After the initial excitement of the web, a few years later we saw the same land grab for Second Life. Every man and his dog was setting up Second Life stores, even ad agencies were setting up virtual Second Life shops – with little regard of whether the platform was right, or indeed right at that time.
When something new comes along, strategy flies out of the window in the rush to be first. And for some this devil may care approach can work – Nike tends to always be an early adopter to everything – it was on Facebook within a few months of it launching, same with Twitter, same with Second Life and in December it bought a virtual show company that makes NFTs; aiding its foray into Roblox and gearing up for its Metaverse debut.
However, taking a considered approach does not have to be damaging. KFC was actually the first brand on Facebook, McDonald’s took a lot longer, not joining the fray until late 2009 – did the gap of 18 months damage the business, the bottom line or the brand? No. But when McDonald’s did join the platform it did so in a very considered and brand appropriate way with the added bonus of learning from the mistakes of others.

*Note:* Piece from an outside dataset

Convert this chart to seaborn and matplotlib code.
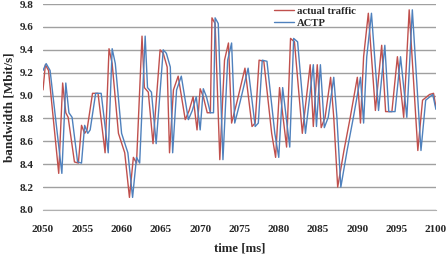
import numpy as np
import matplotlib
matplotlib.use('Agg')
import matplotlib.pyplot as plt
import pandas as pd
import seaborn as sns

# actual traffic (red)
traffic_t = [2050.0, 2050.3, 2050.7, 2052.0, 2052.5, 2052.9, 2053.2, 2054.0, 2054.5,
             2054.9, 2055.3, 2055.6, 2056.3, 2057.0, 2057.9, 2058.4, 2058.8, 2059.6,
             2060.4, 2061.0, 2061.5, 2061.9, 2062.6, 2062.9, 2063.4, 2064.0, 2064.9,
             2065.3, 2065.8, 2066.1, 2066.6, 2067.2, 2068.1, 2068.6, 2069.1, 2069.6,
             2070.0, 2070.4, 2070.9, 2071.3, 2071.5, 2071.9, 2072.5, 2073.1, 2073.6,
             2074.0, 2074.7, 2075.7, 2076.6, 2077.0, 2077.5, 2078.1, 2079.1, 2079.6,
             2080.1, 2081.0, 2081.5, 2082.0, 2083.0, 2084.0, 2084.4, 2084.9, 2085.4,
             2085.9, 2086.6, 2087.0, 2087.5, 2088.3, 2089.1, 2090.0, 2090.4, 2090.8,
             2091.4, 2092.3, 2093.1, 2093.6, 2094.4, 2095.1, 2095.9, 2096.6, 2097.7,
             2098.3, 2099.2, 2099.7, 2100.0]
traffic_bw = [9.05, 9.27, 9.22, 8.32, 9.11, 8.85, 8.81, 8.42, 8.41,
              8.74, 8.67, 8.70, 9.02, 9.02, 8.50, 9.41, 9.28, 8.67,
              8.50, 8.11, 8.46, 8.41, 9.52, 9.07, 9.03, 8.58, 9.40,
              9.37, 9.25, 8.50, 9.05, 9.17, 8.79, 8.87, 8.99, 8.70,
              9.06, 8.99, 8.85, 8.85, 9.68, 9.63, 8.44, 9.31, 9.46,
              8.76, 8.95, 9.24, 8.73, 8.76, 9.31, 9.30, 8.67, 8.46,
              9.07, 8.55, 9.50, 9.47, 8.67, 9.27, 8.73, 9.27, 8.72,
              8.81, 9.16, 8.81, 8.20, 8.52, 8.81, 9.16, 8.76, 9.34,
              9.72, 8.87, 9.44, 8.86, 8.86, 9.34, 8.81, 9.75, 8.52,
              8.96, 9.01, 9.02, 8.90]

# ACTP prediction (blue)
actp_t = [2050.0, 2050.4, 2050.9, 2052.4, 2052.9, 2053.3, 2053.7, 2054.4, 2054.9,
          2055.3, 2055.7, 2056.0, 2056.7, 2057.4, 2058.3, 2058.8, 2059.2, 2060.0,
          2060.8, 2061.4, 2061.9, 2062.3, 2063.0, 2063.3, 2063.8, 2064.4, 2065.3,
          2065.7, 2066.2, 2066.5, 2067.0, 2067.6, 2068.5, 2069.0, 2069.5, 2070.0,
          2070.4, 2070.8, 2071.3, 2071.7, 2071.9, 2072.3, 2072.9, 2073.5, 2074.0,
          2074.4, 2075.1, 2076.1, 2077.0, 2077.4, 2077.9, 2078.5, 2079.5, 2080.0,
          2080.5, 2081.4, 2081.9, 2082.4, 2083.4, 2084.4, 2084.8, 2085.3, 2085.8,
          2086.3, 2087.0, 2087.4, 2087.9, 2088.7, 2089.5, 2090.4, 2090.8, 2091.2,
          2091.8, 2092.7, 2093.5, 2094.0, 2094.8, 2095.5, 2096.3, 2097.0, 2098.1,
          2098.7, 2099.6, 2100.0]
actp_bw = [9.22, 9.28, 9.22, 8.32, 9.11, 8.85, 8.81, 8.42, 8.41,
           8.74, 8.67, 8.70, 9.02, 9.02, 8.50, 9.41, 9.28, 8.67,
           8.50, 8.11, 8.46, 8.41, 9.52, 9.07, 9.03, 8.58, 9.40,
           9.37, 9.25, 8.50, 9.05, 9.17, 8.79, 8.87, 8.99, 8.70,
           9.06, 8.99, 8.85, 8.85, 9.68, 9.63, 8.44, 9.31, 9.46,
           8.76, 8.95, 9.24, 8.73, 8.76, 9.31, 9.30, 8.67, 8.46,
           9.07, 8.55, 9.50, 9.47, 8.67, 9.27, 8.73, 9.27, 8.72,
           8.81, 9.16, 8.81, 8.20, 8.52, 8.81, 9.16, 8.76, 9.34,
           9.72, 8.87, 9.44, 8.86, 8.86, 9.34, 8.81, 9.75, 8.52,
           8.96, 9.01, 8.88]

frame = pd.concat([
    pd.DataFrame({'time': traffic_t, 'bw': traffic_bw, 'series': 'actual traffic'}),
    pd.DataFrame({'time': actp_t, 'bw': actp_bw, 'series': 'ACTP'}),
])

sns.set_style('white')
plt.rcParams['font.family'] = ['Liberation Serif', 'DejaVu Serif']
plt.rcParams['font.weight'] = 'bold'

fig = plt.figure(figsize=(4.48, 2.57), dpi=100)
ax = fig.add_axes([0.096, 0.183, 0.877, 0.801])

sns.lineplot(data=frame, x='time', y='bw', hue='series', sort=False,
             estimator=None, palette=['#c0504d', '#4f81bd'], linewidth=1.0, ax=ax)

ax.set_xlim(2050, 2100)
ax.set_ylim(8.0, 9.8)
ax.set_xticks(np.arange(2050, 2101, 5))
ax.set_yticks(np.arange(8.0, 9.81, 0.2))
ax.set_yticklabels(['%.1f' % v for v in np.arange(8.0, 9.81, 0.2)])
ax.yaxis.grid(True, color='#a0a0a0', linewidth=1.0)
ax.set_axisbelow(True)
for s in ['top', 'right', 'left']:
    ax.spines[s].set_visible(False)
ax.spines['bottom'].set_color('#b0b0b0')
ax.tick_params(axis='x', direction='inout', length=4, color='#b0b0b0',
               labelsize=8, pad=9)
ax.tick_params(axis='y', length=0, labelsize=8, pad=7)
for lab in ax.get_xticklabels() + ax.get_yticklabels():
    lab.set_fontweight('bold')

ax.set_xlabel('time [ms]', fontsize=9.2, fontweight='bold', labelpad=6)
ax.set_ylabel('bandwidth [Mbit/s]', fontsize=9.5, fontweight='bold', labelpad=3)

leg = ax.legend(loc='upper right', bbox_to_anchor=(0.796, 0.99), frameon=False,
                fontsize=7.7, handlelength=1.8, handletextpad=0.3,
                labelspacing=0.25, borderaxespad=0, borderpad=0)
for t in leg.get_texts():
    t.set_fontweight('bold')

fig.savefig('out.png', dpi=100)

It is interesting watching the approach that different brands are taking with Metaverse. As already seen we’ve got those that are beating down the metaphorical door for access, but you’ve got others like LVMH who are taking a much more considered approach.
Bernard Arnault announced that brands should be wary of the ‘bubble’ and the hype. He is waiting to see what will be the applications of the Metaverse and NFTs saying “it can undoubtedly have a positive impact – if it is done well – on the activity of the brands, but it is not our objective to sell virtual sneakers at $10. We are not interested in that.”
Quite right too.
Selling $10 shoes is not what LVHM is all about and it would damage its real-world brands. And herein lies the key. The Metaverse is simply another channel. It is not standalone. Therefore, as with all media it has to fit into the omnichannel experience – or risk devaluing everything else you are doing.
You have to identify how your brand translates into the Metaverse. If you sell energy drinks in real life, sell rocket pack energy boosters in the Metaverse – that makes sense. Once you have your value proposition you can map out your Metaverse strategy, align it to the overarching marketing plan and ensure that the value exchange is firing on all cylinders across all channels.
The Metaverse is exciting and it does present some really interesting opportunities for consumers and brands; it’s also a bit terrifying when you start drilling down into it, but that’s a whole other article. It may be new, but what is worth remembering is that it’s the same old theory that underpins it – CRM. You can’t escape providing relevant value to your audience – without that you’re one NFT short of a blockchain.